What makes children’s eyes so challenging?

The size of an adult eye is much larger than a child’s eye.  Children’s eyes do not reach adult size until approximately the age of 13, so there is a lot less area to work inside those eyes surgically.  To give you a numerical perspective, a pediatric eye is a third to half the size of an adult eye. In children with some types of retinal detachments when the retina stretches and is tented up, it is much more difficult to get inside the eye to address the pathology. A child’s eye is considerably less forgiving compared to any adult eye.  There is no room for error.

Why do you love working with children?   

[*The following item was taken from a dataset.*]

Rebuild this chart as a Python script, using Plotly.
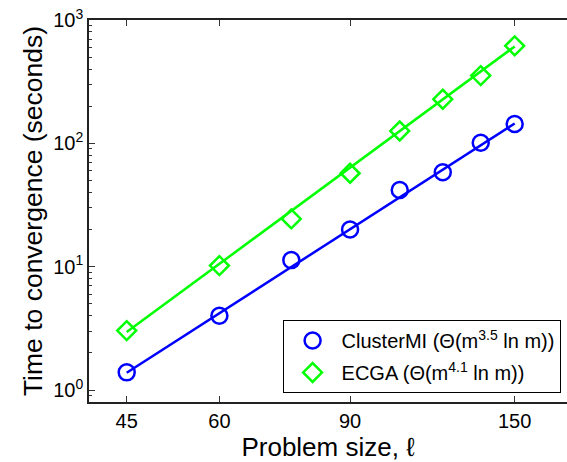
import numpy as np
import plotly.graph_objects as go

# Data
problem_size = [45, 60, 75, 90, 105, 120, 135, 150]
clustermi_time = [1.39, 4.0, 11.3, 20.0, 41.9, 58.3, 101, 143.6]
ecga_time = [3.03, 10.2, 24.4, 57.2, 126, 228, 354, 617]

fit_x = [45, 150]
clustermi_fit = [1.38, 145]
ecga_fit = [2.95, 610]

x_tickvals = [45, 60, 90, 150]
y_tickvals = [1, 10, 100, 1000]

BLUE = "#0000FF"
GREEN = "#00FF00"
FONT = "Liberation Sans, Arial, Helvetica, sans-serif"

fig = go.Figure()

# fit lines
fig.add_trace(go.Scatter(x=fit_x, y=clustermi_fit, mode="lines",
                         line=dict(color=BLUE, width=2.5), showlegend=False, hoverinfo="skip"))
fig.add_trace(go.Scatter(x=fit_x, y=ecga_fit, mode="lines",
                         line=dict(color=GREEN, width=2.5), showlegend=False, hoverinfo="skip"))

# data markers
fig.add_trace(go.Scatter(x=problem_size, y=clustermi_time, mode="markers",
                         name="ClusterMI (Θ(m<sup>3.5</sup> ln m))",
                         legendgroup="a",
                         marker=dict(symbol="circle-open", size=16, color=BLUE,
                                     line=dict(color=BLUE, width=2.5))))
fig.add_trace(go.Scatter(x=problem_size, y=ecga_time, mode="markers",
                         name="ECGA (Θ(m<sup>4.1</sup> ln m))",
                         legendgroup="b",
                         marker=dict(symbol="diamond-open", size=14.5, color=GREEN,
                                     line=dict(color=GREEN, width=2.5))))

minor_y = [m * 10 ** e for e in range(-1, 3) for m in range(2, 10)]
minor_y = [v for v in minor_y if 0.79 < v < 1000]

fig.update_layout(
    width=567, height=462,
    margin=dict(l=89, r=0, t=20, b=60),
    paper_bgcolor="white", plot_bgcolor="white",
    font=dict(family=FONT, color="black", size=20),
    showlegend=True,
    legend=dict(x=0.405, y=0.0236, xanchor="left", yanchor="bottom",
                bordercolor="black", borderwidth=1, bgcolor="white",
                font=dict(size=20, family=FONT),
                tracegroupgap=3, itemwidth=48),
)

fig.update_xaxes(
    type="log", range=[1.6024, 2.2466],
    tickmode="array", tickvals=x_tickvals, ticktext=[str(v) for v in x_tickvals],
    ticks="inside", ticklen=6, tickwidth=1, tickcolor="#333",
    showline=True, linecolor="#222", linewidth=1.5, mirror="ticks",
    showgrid=False, zeroline=False,
    tickfont=dict(size=20, family=FONT),
    title=dict(text="Problem size, ℓ", font=dict(size=26, family=FONT), standoff=2),
)
fig.update_yaxes(
    type="log", range=[-0.0973, 3],
    tickmode="array", tickvals=y_tickvals,
    ticktext=["10<sup>0</sup>", "10<sup>1</sup>", "10<sup>2</sup>", "10<sup>3</sup>"],
    ticks="inside", ticklen=6, tickwidth=1, tickcolor="#333",
    minor=dict(tickvals=minor_y, ticks="inside", ticklen=3, tickcolor="#333", showgrid=False),
    showline=True, linecolor="#222", linewidth=1.5, mirror=False,
    showgrid=False, zeroline=False,
    tickfont=dict(size=20, family=FONT),
    title=dict(text="Time to convergence (seconds)", font=dict(size=26.5, family=FONT), standoff=3),
)

fig.write_html("out.html")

I love working with children and the challenges they bring for successful treatment.  You are not only treating the patient, but their parents as well.  Many times, someone will bring their child to me after seeking several other treatment opinions.  They have heard from others that treatment is not possible and that being partially blind or fully blind is inevitable, which is heartbreaking for anyone to hear, especially the parents of a young child.  We accept that as we grow old our eyesight will deteriorate, but not for children.  I take each patient and look at them through the lens as if they were my own child, of which I have four sons.  Everything is different with a child, starting with the examination, where you have them sit still and cooperate, to whether to perform the exam under anesthesia. Everything that is a standard adult protocol is different with a child. They are not just little adults with respect to disease or the approach you take.

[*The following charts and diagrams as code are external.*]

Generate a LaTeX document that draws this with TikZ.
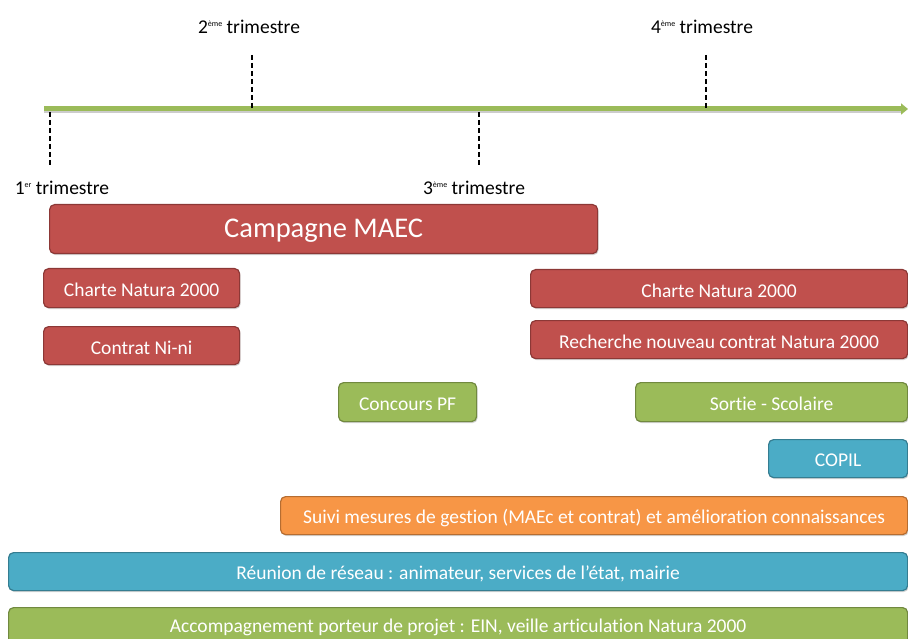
\documentclass[tikz,border=0pt]{standalone}
\usepackage{fontspec}
\setmainfont{Carlito}[Ligatures={NoCommon}]
\usetikzlibrary{arrows.meta,shadows}
\definecolor{rouge}{HTML}{C0504D}
\definecolor{rougeb}{HTML}{8C3836}
\definecolor{vert}{HTML}{9BBB59}
\definecolor{vertb}{HTML}{71893F}
\definecolor{bleu}{HTML}{4BACC6}
\definecolor{bleub}{HTML}{357D91}
\definecolor{orange}{HTML}{F79646}
\definecolor{orangeb}{HTML}{B66D31}
\definecolor{axe}{HTML}{9BBB59}
\newcommand\expo[1]{\raisebox{0.75ex}{\fontsize{8}{8}\selectfont #1}}
\newcommand\bas[1]{\raisebox{-2pt}[\height][\depth]{#1}}
\tikzset{
  barre/.style={rounded corners=5pt, line width=1.2pt, anchor=north west, inner sep=0pt,
    text=white, font=\fontsize{19.5}{22}\selectfont,
    drop shadow={shadow xshift=1pt, shadow yshift=-1.5pt, opacity=0.35}},
  rougebox/.style={barre, fill=rouge, draw=rougeb},
  vertbox/.style={barre, fill=vert, draw=vertb},
  bleubox/.style={barre, fill=bleu, draw=bleub},
  orangebox/.style={barre, fill=orange, draw=orangeb},
  tick/.style={dashed, line width=1.6pt, dash pattern=on 5pt off 3pt},
  trim/.style={font=\fontsize{19.5}{22}\selectfont, inner sep=0pt}
}
\begin{document}
\begin{tikzpicture}[x=1pt,y=-1pt]
\useasboundingbox (0,0) rectangle (908,639);
% axis
\coordinate (a0) at (44,109);
\coordinate (a1) at (908,109);
\draw[line width=5pt, gray!40] ([yshift=-1.5pt]a0) -- ([yshift=-1.5pt,xshift=-6pt]a1);
\draw[line width=5pt, axe, -{Triangle[length=7pt,width=11pt]}] (a0) -- (a1);
% ticks
\coordinate (t1a) at (50,112); \coordinate (t1b) at (50,167);
\coordinate (t2a) at (252,55); \coordinate (t2b) at (252,110);
\coordinate (t3a) at (479,112); \coordinate (t3b) at (479,167);
\coordinate (t4a) at (706,55); \coordinate (t4b) at (706,110);
\draw[tick] (t1a) -- (t1b);
\draw[tick] (t2a) -- (t2b);
\draw[tick] (t3a) -- (t3b);
\draw[tick] (t4a) -- (t4b);
\node[trim] (l1) at (62,188) {1\expo{er} trimestre};
\node[trim] (l2) at (249,27) {2\expo{ème} trimestre};
\node[trim] (l3) at (474,188) {3\expo{ème} trimestre};
\node[trim] (l4) at (702,27) {4\expo{ème} trimestre};
% boxes
\node[rougebox, minimum width=548pt, minimum height=49pt, font=\fontsize{28.5}{32}\selectfont] (maec) at (49,204) {\bas{Campagne MAEC}};
\node[rougebox, minimum width=196pt, minimum height=39pt] (ch1) at (43,268) {\bas{Charte Natura 2000}};
\node[rougebox, minimum width=196pt, minimum height=38pt] (ni) at (43,326) {\bas{Contrat Ni-ni}};
\node[rougebox, minimum width=377pt, minimum height=38pt] (ch2) at (530,269) {\bas{Charte Natura 2000}};
\node[rougebox, minimum width=377pt, minimum height=38pt] (rech) at (530,320) {\bas{Recherche nouveau contrat Natura 2000}};
\node[vertbox, minimum width=138pt, minimum height=39pt] (pf) at (338,382) {\bas{Concours PF}};
\node[vertbox, minimum width=272pt, minimum height=39pt] (sortie) at (635,382) {\bas{Sortie - Scolaire}};
\node[bleubox, minimum width=139pt, minimum height=38pt] (copil) at (768,439) {\bas{COPIL}};
\node[orangebox, minimum width=627pt, minimum height=38pt] (suivi) at (280,496) {\bas{Suivi mesures de gestion (MAEc et contrat) et amélioration connaissances}};
\node[bleubox, minimum width=899pt, minimum height=38pt] (reun) at (8,552) {\bas{Réunion de réseau : animateur, services de l'état, mairie}};
\node[vertbox, minimum width=899pt, minimum height=40pt] (acc) at (8,607) {Accompagnement porteur de projet : EIN, veille articulation Natura 2000};
\end{tikzpicture}
\end{document}
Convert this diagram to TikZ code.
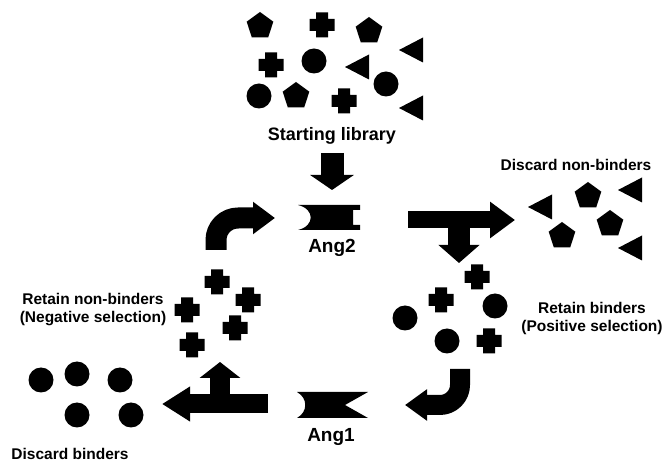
\documentclass[tikz,border=0pt]{standalone}
\usepackage{fontspec}
\setmainfont{Liberation Sans}
\usetikzlibrary{arrows.meta,positioning}
\newcommand{\plusmark}[2]{\fill (#1,#2) +(-12.5,-6) rectangle +(12.5,6) +(-6,-12.5) rectangle +(6,12.5);}
\newcommand{\pentmark}[2]{\fill (#1,#2) +(-90:14) -- +(-18:14) -- +(54:14) -- +(126:14) -- +(198:14) -- cycle;}
\newcommand{\trimark}[2]{\fill (#1,#2) +(-12,0) -- +(12,-12.5) -- +(12,12.5) -- cycle;}
\newcommand{\dotmark}[2]{\fill (#1,#2) circle[radius=12.5];}

\begin{document}
\begin{tikzpicture}[x=1pt,y=-1pt]
\tikzset{
 lbl/.style={font=\bfseries\fontsize{15.5}{18}\selectfont,align=center,inner sep=0pt},
 big/.style={font=\bfseries\fontsize{18}{20}\selectfont,inner sep=0pt},
 blk/.style={line width=#1pt,line join=round}
}
\fill[white] (0,0) rectangle (665,462);
\useasboundingbox (0,0) rectangle (665,462);

% starting library
\foreach \x/\y in {260/26,369/31,296/96}{\pentmark{\x}{\y}}
\foreach \x/\y in {322/25,271/65,344/101}{\plusmark{\x}{\y}}
\foreach \x/\y in {314/61,386/84,259/96}{\dotmark{\x}{\y}}
\foreach \x/\y in {411/50,357/67,411/108}{\trimark{\x}{\y}}
\node[big] (start) at (332,136) {Starting library};

% discarded non-binders
\foreach \x/\y in {588/196,610/224,562/236}{\pentmark{\x}{\y}}
\foreach \x/\y in {540/207,630/190,630/248}{\trimark{\x}{\y}}
\node[lbl] (dnb) at (576,165) {Discard non-binders};

% retained binders
\foreach \x/\y in {477/277,441/300,489/341}{\plusmark{\x}{\y}}
\foreach \x/\y in {495/306,405/318,447/341}{\dotmark{\x}{\y}}
\node[lbl] (rb) at (592,318) {Retain binders\\(Positive selection)};

% retained non-binders
\foreach \x/\y in {217/282,248/300,187/310,235/328,192/345}{\plusmark{\x}{\y}}
\node[lbl] (rnb) at (93,310) {Retain non-binders\\(Negative selection)};

% discarded binders
\foreach \x/\y in {41/380,77/374,120/380,77/415,131/415}{\dotmark{\x}{\y}}
\node[lbl] (db) at (70,454) {Discard binders};

% targets
\fill (298,205) -- (360,205) -- (360,210) -- (353,210) -- (353,225) -- (360,225) -- (360,230) -- (298,230)
  .. controls (315,226) and (315,209) .. (298,205) -- cycle;
\node[big,font=\bfseries\fontsize{19}{21}\selectfont] (ang2) at (332,248) {Ang2};
\fill (297,392) -- (368,392) -- (345,405) -- (368,418) -- (297,418)
  .. controls (308,412) and (308,398) .. (297,392) -- cycle;
\node[big,font=\bfseries\fontsize{19}{21}\selectfont] (ang1) at (331,437) {Ang1};

% arrows
\coordinate (a1) at (332,153); \coordinate (a2) at (332,190);
\coordinate (b1) at (216,250); \coordinate (b2) at (275,218);
\coordinate (c1) at (408,220); \coordinate (c2) at (515,220);
\coordinate (c3) at (459,220); \coordinate (c4) at (459,263);
\coordinate (d1) at (460,369); \coordinate (d2) at (405,405);
\coordinate (e1) at (268,404); \coordinate (e2) at (162,404);
\coordinate (e3) at (220,404); \coordinate (e4) at (220,362);
\draw[blk=23,-{Triangle[length=15pt,width=43pt]}] (a1) -- (a2);
\draw[blk=21,rounded corners=22pt,-{Triangle[length=22pt,width=31pt]}] (b1) |- (b2);
\draw[blk=17,-{Triangle[length=25pt,width=35pt]}] (c1) -- (c2);
\draw[blk=22,-{Triangle[length=18pt,width=40pt]}] (c3) -- (c4);
\draw[blk=20,rounded corners=20pt,-{Triangle[length=22pt,width=30pt]}] (d1) |- (d2);
\draw[blk=19,-{Triangle[length=28pt,width=33pt]}] (e1) -- (e2);
\draw[blk=20,-{Triangle[length=16pt,width=40pt]}] (e3) -- (e4);
\end{tikzpicture}
\end{document}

And helping restore the eyesight of these children is so rewarding!  It is like hitting a homerun, not a single or double.  I could not imagine being in any other field. For example, in the recent past, I treated a 3-month-old from New Jersey for bilateral retinal detachments which were greatly affecting her vision.  Her retina was pulled up and touching the front of her eye in both eyes.  Most would say these large congenital retinal folds were inoperable.  I knew that if we did not act, then she would be unable to see, and will have no functional vision.  If I tried to do the surgery and reattached her retinas with success, then of course it is a big win.  After reviewing the case, I realized that doing nothing was not a suitable option.  So, we undertook the surgery one week apart for each eye.  Fast forward to a year and a half later, her retinas are completely attached, and she has no significant cataract.  Her parents were ecstatic that with her restored vision she can pick up small items like Cheerios-- fantastic!

Are you undertaking any clinical research?

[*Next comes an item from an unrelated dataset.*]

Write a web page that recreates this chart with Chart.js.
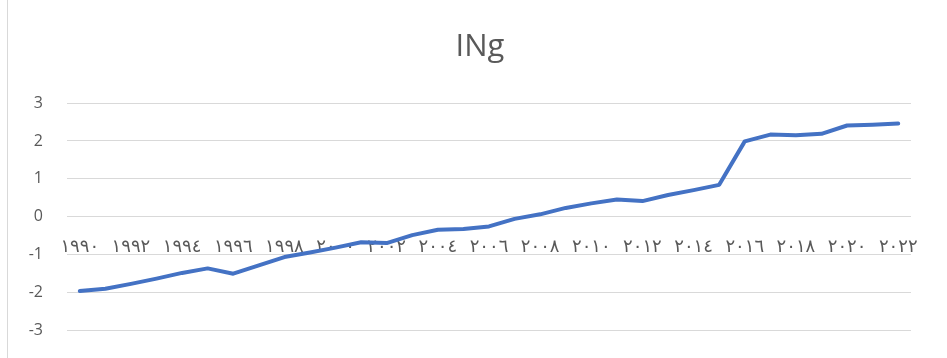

I am always conducting clinical research.  In my specialty of children, we perform ongoing surgical studies and look at unusual diseases like Stickler Syndrome, which can cause severe retinal detachment in one or both eyes.  I have also been conducting research on combined hamartoma of the retina and the retinal pigment epithelium, which is a rare benign lesion found in the macula, juxtapapillary, or periphery and consists of glial and pigment epithelial cells causing retinal swelling and detachment in some cases.  We have had great results operating on our patients with these uncommon diseases, amongst a host of other diseases.

What are the benefits you have seen in partnering with Retina Consultants of America?

RCA has helped greatly from infrastructure to best practices.  As a pediatric retinal specialist, I not only see patients and run trials, but also, I must run the logistics of a practice.  RCA’s depth of field and experience running businesses takes a lot of pressure off us on the local level.  Their help lets me do what I love to do, pursuing research and helping patients.

Lastly, what piece of advice would you give your younger self entering the field?

You always must be cognizant of every detail and aspect of things.  Though you can only guess how things may change over time, you need to be happy in what you pursue.  For me that was working with children and understanding the challenges they face, as well as gaining comfort with the intensity of this field. In the end, it is extremely rewarding to follow your passion and do what you love.